Fue irónicamente el imperio fallido de Iturbide el que formalizó las primeras signaturas de la nueva nación, que se imaginaba no como un Estado-nación sino como una forma de monarquía. En los debates previos a la Constitución de 1824 hace su aparición la disyunción entre el nacimiento de una tradición republicana y sus opositores. Bajo el emblema de Estados Unidos Mexicanos se entiende mucho más que un silogismo con lo que ha sucedido en la emancipación colonial del país del norte con respecto a Inglaterra: se entiende sobre todo una vocación federal (o federalista) y una suerte de sueño antibonapartista (que acabará dominando a todo el imaginario político de la época). En la época, el término México lo emplea el antirrepublicanismo, el centralismo conservador. Un término desprovisto de sus clivajes liberales y republicanos contiene todas las posibilidades para dar cabida a formas de poder no modernas.

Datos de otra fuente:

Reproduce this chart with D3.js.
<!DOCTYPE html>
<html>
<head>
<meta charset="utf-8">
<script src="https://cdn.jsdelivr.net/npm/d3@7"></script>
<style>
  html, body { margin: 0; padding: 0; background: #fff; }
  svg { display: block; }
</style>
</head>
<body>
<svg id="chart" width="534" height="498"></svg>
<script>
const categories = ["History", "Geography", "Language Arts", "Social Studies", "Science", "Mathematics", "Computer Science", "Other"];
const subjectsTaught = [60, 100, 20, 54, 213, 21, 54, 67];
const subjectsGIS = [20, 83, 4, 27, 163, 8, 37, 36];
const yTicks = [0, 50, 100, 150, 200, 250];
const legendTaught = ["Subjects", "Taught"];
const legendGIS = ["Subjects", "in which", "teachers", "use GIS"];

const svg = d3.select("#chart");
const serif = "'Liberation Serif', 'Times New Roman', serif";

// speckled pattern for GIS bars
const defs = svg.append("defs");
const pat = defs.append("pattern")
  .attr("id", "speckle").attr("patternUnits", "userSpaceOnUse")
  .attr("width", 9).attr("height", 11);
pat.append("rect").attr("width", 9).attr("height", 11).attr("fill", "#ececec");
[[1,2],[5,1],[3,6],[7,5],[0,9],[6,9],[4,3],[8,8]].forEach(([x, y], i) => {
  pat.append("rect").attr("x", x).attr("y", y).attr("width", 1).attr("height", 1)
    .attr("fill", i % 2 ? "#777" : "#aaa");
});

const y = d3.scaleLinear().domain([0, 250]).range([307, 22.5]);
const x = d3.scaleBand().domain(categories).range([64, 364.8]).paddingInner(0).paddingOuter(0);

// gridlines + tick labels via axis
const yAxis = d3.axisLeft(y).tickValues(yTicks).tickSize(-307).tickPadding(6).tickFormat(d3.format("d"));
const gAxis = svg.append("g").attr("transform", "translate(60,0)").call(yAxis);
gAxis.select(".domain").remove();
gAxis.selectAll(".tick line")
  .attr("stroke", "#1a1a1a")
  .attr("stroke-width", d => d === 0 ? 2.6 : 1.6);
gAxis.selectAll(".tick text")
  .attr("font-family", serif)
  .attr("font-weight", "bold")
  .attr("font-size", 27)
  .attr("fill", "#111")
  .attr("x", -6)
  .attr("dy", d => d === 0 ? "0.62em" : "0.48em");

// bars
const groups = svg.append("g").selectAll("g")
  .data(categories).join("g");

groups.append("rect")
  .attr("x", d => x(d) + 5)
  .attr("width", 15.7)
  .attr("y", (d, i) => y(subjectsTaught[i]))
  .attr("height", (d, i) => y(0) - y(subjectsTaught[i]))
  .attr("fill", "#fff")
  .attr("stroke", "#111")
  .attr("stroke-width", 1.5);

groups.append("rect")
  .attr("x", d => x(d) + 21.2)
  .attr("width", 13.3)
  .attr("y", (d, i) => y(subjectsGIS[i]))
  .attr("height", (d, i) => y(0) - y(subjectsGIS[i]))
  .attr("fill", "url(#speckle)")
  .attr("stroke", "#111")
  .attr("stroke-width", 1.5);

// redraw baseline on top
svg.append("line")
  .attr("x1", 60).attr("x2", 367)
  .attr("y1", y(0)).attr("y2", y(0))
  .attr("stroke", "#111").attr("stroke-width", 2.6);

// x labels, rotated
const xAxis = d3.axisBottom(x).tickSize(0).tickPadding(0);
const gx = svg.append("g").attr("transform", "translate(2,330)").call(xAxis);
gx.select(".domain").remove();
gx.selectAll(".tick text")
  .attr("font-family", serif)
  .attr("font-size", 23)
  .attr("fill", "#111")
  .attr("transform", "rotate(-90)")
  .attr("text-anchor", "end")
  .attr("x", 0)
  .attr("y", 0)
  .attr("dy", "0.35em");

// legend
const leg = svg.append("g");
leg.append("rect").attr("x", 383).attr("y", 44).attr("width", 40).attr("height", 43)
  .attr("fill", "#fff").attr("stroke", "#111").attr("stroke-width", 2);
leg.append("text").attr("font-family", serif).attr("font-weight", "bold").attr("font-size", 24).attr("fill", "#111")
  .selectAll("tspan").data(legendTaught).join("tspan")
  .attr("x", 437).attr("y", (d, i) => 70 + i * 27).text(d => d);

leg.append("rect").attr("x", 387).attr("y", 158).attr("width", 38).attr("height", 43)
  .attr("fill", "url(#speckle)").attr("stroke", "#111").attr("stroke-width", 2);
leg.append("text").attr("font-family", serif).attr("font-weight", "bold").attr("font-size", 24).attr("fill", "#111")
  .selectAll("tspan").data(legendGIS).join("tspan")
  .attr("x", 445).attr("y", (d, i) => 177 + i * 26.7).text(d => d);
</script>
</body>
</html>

¿Por qué habría que cambiar el nombre de esa República (casi dos siglos después) en 2012? Frente a la restauradora versión del neocentralismo, ¿no habría acaso que pensar en una disyuntiva que ya no fuese la que elaboró una tradición liberal autoritaria que siempre falló precisamente en el ámbito del pacto federal? O más general: en una signatura que no tuviese como énfasis al Estado en su centro (como en Estados Unidos Mexicanos), sino en la figuración de una sociedad entendida como una comunidad que está por venir.

Una sociedad donde la soberanía no estuviese depositada en el fantasma del término pueblo, un fantasma que no hace más que apelar al Estado como orden, sino en la realidad de sus vocaciones ciudadanas. ¿Por qué no cambiar efectivamente de nombre, o de signatura, pero haciendo énfasis en esa comunidad que imaginamos como ruptura del tiempo presente? Un nombre acaso como: ¿Comunidad Estados Mexicanos? Así, la discusión valdría la pena.